Revisiting Searchable Encryption: New Improved Constructions and Research Challenges

Speaker:        Ioannis Demertzis
                University of Maryland

Title:          "Revisiting Searchable Encryption: New Improved
                 Constructions and Research Challenges"

Date:           Monday, 12 November 2018

Time:           4:00pm - 5:00pm

Venue:          Lecture Theater F (near lifts 25/26), HKUST

Abstract:

Searchable encryption (SE) allows a client to outsource a dataset to an
untrusted server while enabling the server to answer keyword queries in a
private manner. Since the first work by Song et al. in 2000, various
dimensions of the problem have been studied, such as security, dynamism
(supporting updates), parallelism, the size of the index, read efficiency
(the number of additional memory locations that the server reads per
result item), locality (the number of non-continues read that the search
algorithm performs) and expressiveness (allowing more expressive query
types, such as boolean, range queries etc.). Recently, scaling SE to big
data using external memory (HDD/SSD drives) became feasible, as new
schemes with low locality were proposed.
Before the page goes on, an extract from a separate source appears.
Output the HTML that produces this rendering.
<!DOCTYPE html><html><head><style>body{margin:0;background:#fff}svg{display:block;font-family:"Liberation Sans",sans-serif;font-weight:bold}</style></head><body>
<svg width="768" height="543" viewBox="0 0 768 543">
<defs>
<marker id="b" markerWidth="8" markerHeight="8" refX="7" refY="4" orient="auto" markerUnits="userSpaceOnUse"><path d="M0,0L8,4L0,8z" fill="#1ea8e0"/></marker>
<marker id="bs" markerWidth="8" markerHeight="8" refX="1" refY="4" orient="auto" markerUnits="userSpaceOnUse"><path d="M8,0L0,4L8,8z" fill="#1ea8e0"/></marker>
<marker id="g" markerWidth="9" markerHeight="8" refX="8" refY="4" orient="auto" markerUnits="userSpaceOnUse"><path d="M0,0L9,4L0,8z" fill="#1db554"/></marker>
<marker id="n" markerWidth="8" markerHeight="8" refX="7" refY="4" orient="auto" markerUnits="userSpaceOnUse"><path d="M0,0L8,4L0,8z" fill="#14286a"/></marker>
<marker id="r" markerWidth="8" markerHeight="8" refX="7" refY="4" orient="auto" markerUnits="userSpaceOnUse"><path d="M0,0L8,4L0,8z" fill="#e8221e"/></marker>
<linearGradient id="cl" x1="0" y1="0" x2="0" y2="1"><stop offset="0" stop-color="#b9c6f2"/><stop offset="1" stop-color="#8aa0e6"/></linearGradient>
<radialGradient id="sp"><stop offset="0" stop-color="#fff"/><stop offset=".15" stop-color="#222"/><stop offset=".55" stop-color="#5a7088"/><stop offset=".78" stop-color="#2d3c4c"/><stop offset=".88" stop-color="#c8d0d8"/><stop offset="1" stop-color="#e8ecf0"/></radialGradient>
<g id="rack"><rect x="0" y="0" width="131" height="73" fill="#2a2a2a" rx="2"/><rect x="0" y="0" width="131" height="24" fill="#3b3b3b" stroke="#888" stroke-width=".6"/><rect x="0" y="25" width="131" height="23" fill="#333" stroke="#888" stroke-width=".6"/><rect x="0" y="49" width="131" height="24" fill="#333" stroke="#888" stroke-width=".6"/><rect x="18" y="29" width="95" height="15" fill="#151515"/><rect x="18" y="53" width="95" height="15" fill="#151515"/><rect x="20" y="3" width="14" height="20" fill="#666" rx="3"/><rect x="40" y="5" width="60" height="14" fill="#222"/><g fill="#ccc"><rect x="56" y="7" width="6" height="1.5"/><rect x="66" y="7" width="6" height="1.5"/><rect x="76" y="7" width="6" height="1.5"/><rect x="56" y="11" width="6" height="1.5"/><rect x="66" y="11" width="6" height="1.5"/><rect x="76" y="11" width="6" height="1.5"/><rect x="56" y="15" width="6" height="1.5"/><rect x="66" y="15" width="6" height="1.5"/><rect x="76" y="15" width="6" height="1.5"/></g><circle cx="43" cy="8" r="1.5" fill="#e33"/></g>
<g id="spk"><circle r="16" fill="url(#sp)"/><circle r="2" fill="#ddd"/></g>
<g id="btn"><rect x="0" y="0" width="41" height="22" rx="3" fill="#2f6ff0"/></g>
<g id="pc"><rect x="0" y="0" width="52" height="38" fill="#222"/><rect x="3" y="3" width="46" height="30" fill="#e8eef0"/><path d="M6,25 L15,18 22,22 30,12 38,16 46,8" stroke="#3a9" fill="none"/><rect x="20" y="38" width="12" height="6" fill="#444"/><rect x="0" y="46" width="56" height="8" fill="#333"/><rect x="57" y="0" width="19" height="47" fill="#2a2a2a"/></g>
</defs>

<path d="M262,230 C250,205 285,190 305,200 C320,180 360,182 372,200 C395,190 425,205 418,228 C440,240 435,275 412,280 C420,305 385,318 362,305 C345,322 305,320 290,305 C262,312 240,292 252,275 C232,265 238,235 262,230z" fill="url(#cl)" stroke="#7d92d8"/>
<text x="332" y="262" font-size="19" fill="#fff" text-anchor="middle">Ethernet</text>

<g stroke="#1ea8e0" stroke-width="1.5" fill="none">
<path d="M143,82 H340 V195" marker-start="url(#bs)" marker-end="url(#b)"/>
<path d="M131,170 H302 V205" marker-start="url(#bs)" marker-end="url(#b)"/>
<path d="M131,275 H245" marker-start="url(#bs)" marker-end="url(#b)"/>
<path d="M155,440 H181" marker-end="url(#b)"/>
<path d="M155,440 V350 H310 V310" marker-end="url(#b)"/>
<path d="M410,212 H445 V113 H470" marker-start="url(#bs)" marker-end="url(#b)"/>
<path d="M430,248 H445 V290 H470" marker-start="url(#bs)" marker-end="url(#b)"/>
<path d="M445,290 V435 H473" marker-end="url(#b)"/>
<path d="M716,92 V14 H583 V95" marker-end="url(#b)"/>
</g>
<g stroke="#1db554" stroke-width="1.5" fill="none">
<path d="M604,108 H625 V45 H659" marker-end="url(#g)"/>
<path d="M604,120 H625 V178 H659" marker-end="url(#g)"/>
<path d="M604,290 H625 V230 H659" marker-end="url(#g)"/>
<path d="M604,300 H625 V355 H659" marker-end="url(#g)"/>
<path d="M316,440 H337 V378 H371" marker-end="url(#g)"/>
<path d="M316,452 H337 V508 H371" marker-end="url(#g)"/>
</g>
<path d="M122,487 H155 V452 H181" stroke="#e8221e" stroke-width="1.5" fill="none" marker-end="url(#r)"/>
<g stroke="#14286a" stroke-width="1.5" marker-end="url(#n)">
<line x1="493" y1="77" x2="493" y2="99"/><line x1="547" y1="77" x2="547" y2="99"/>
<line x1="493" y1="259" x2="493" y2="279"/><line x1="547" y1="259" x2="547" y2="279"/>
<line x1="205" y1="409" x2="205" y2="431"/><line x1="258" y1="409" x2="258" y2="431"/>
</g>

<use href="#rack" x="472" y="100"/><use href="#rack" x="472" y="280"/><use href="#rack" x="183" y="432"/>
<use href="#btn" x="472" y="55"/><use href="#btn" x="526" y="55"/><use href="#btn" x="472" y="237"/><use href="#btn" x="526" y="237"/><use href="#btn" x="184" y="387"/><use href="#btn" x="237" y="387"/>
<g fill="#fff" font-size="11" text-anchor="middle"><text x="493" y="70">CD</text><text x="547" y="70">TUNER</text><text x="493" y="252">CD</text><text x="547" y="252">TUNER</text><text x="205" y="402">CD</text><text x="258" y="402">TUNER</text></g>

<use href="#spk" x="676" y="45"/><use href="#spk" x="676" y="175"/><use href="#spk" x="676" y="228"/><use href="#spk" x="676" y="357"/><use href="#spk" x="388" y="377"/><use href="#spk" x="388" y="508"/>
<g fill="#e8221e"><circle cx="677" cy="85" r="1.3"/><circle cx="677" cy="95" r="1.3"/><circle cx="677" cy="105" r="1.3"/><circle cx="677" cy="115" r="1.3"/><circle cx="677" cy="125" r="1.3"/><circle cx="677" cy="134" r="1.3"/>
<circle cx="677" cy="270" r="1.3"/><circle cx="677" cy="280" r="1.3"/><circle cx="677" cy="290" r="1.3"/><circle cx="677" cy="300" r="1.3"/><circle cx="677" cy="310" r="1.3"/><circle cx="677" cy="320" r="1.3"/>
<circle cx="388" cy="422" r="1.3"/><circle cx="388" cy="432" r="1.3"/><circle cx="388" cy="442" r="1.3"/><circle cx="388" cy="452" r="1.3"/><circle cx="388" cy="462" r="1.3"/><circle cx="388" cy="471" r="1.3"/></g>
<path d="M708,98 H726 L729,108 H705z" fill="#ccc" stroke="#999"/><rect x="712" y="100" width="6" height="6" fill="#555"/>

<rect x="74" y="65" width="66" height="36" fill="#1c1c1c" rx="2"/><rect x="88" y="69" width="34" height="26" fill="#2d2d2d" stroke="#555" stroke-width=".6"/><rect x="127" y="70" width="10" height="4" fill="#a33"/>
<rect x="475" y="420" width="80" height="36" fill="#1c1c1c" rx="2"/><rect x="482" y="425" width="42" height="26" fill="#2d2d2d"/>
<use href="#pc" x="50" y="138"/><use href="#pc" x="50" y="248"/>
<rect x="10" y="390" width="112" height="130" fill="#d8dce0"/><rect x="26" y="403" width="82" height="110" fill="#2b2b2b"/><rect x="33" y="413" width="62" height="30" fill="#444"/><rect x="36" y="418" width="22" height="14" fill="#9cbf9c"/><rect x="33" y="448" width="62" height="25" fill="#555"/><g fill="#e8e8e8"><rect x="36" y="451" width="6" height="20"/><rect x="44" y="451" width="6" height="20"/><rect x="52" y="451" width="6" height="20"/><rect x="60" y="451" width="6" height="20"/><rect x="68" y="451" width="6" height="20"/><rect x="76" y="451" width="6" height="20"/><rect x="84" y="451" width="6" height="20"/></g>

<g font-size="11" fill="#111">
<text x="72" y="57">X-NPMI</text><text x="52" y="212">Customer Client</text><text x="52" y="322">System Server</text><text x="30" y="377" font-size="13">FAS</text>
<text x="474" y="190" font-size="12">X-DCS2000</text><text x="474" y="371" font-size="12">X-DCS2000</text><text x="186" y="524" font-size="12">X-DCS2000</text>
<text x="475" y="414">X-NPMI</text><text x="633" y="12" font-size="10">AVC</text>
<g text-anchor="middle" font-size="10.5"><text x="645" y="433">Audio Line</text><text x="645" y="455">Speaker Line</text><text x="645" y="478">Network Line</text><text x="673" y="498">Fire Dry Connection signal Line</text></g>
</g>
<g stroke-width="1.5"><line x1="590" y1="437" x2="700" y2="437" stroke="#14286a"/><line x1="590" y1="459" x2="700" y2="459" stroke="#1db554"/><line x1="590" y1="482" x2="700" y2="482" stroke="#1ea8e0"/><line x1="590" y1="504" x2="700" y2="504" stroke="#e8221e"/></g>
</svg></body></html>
In this talk we present our
following two works in this area; (i) the most efficient in practice
locality-aware SE (12x faster than in-memory and 577x faster than
in-external memory state-of-the-art SE schemes) (SIGMOD 2017) and (ii) our
recent linear-space SE scheme with constant locality and sublogarithmic
read efficiency (CRYPTO 2018). Finally, we present our own view on what
the future of research on SE could be by proposing new challenges and
research opportunities.


********************
Biography:

Ioannis Demertzis is a PhD student in the ECE department at the University
of Maryland working under the supervision of Prof. C. Papamanthou. Ioannis
received his ECE Diploma and M.Sc at the Technical University of Crete,
under the supervision of Professor M. Garofalakis. He is the recipient of
a Symantec Research Labs Graduate Fellowship, a Clark School of
Engineering Distinguished Graduate Fellowship, and a Limmat Stiftung Award
of Academic Excellence. Ioannis has been a research intern at the Crypto
Group of Visa Research, and the Research Labs of Symantec. His research
focus is on applied cryptography, cloud & database security, query
processing over encrypted data, searchable encryption, oblivious RAMs.